1. Keep it in perspective
A survey by the London School of Economics reveals that our top aspiration in Britain is for our family and friends to be happy. Yet when they do well, we often can’t help feeling envious. ‘Jealousy is a great exaggerator. It amplifies our insecurities,’ says psychotherapist Emma Baskerville. ‘Try to keep it in perspective. Their success doesn’t make you a failure.’
2. Don't compete
‘It’s natural to compare ourselves with others, but you don’t have to keep up,’ says Baskerville. ‘Just because a certain kind of success makes one person happy, it’s no guarantee it’ll lead to more fulfilment in your own life.’ Ask how important it really is to have what they have. Was it something you wanted before now?
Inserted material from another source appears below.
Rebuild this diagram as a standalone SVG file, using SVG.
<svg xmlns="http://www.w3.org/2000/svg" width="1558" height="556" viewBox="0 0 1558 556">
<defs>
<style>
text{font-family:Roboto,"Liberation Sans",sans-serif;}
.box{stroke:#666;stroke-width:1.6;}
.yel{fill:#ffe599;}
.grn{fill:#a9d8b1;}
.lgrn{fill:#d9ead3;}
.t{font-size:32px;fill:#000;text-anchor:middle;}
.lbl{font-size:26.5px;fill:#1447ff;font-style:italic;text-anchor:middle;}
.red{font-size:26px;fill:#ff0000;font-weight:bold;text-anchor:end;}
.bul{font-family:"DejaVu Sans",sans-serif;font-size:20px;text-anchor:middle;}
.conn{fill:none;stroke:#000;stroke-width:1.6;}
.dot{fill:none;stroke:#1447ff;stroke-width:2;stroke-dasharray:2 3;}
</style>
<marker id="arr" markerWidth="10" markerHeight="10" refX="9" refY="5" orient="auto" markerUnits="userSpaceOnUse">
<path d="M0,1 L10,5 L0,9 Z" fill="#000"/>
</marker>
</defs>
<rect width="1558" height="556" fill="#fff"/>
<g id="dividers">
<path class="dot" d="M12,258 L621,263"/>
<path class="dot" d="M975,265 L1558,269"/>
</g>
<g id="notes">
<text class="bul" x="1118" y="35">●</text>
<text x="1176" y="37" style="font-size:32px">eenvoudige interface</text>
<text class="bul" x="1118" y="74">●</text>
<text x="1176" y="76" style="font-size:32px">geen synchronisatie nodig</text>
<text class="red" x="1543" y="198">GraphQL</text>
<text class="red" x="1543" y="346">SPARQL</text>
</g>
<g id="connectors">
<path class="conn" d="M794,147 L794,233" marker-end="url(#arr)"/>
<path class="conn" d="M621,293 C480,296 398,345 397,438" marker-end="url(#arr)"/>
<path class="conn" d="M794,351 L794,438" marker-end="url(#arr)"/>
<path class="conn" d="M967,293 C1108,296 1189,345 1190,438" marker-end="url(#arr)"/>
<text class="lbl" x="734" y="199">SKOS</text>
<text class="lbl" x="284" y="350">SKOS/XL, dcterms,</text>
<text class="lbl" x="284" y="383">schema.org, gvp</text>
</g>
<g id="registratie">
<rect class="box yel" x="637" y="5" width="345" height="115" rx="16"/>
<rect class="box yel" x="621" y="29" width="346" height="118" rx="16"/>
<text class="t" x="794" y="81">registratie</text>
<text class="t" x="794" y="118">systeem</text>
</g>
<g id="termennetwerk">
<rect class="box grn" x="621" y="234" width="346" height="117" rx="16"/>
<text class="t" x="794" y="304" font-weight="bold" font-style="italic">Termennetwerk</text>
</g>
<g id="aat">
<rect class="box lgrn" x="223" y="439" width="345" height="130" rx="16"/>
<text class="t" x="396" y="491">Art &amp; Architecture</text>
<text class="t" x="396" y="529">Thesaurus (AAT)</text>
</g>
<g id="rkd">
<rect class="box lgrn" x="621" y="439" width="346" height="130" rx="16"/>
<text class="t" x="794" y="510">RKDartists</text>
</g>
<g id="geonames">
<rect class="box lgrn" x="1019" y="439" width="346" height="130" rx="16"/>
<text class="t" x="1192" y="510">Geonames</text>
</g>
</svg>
3. Recall your own milestones
If you’ve worked hard, but haven’t reaped the same benefits, it’s easy to feel a sense of injustice. Instead of asking ‘Why wasn’t it me?’, shift your perspective to ‘I deserve success, but so does everybody else’. Think back to a personal triumph, and how much it meant to be able to share it with others.
4. Be inspired
When someone achieves something great, we can be inspired, or tear them down. Turn feelings of jealousy into motivation to improve something in your own life, says Baskerville. ‘If you can be honest with the other person about wanting similar things, they may even be able to help you achieve your own goals.’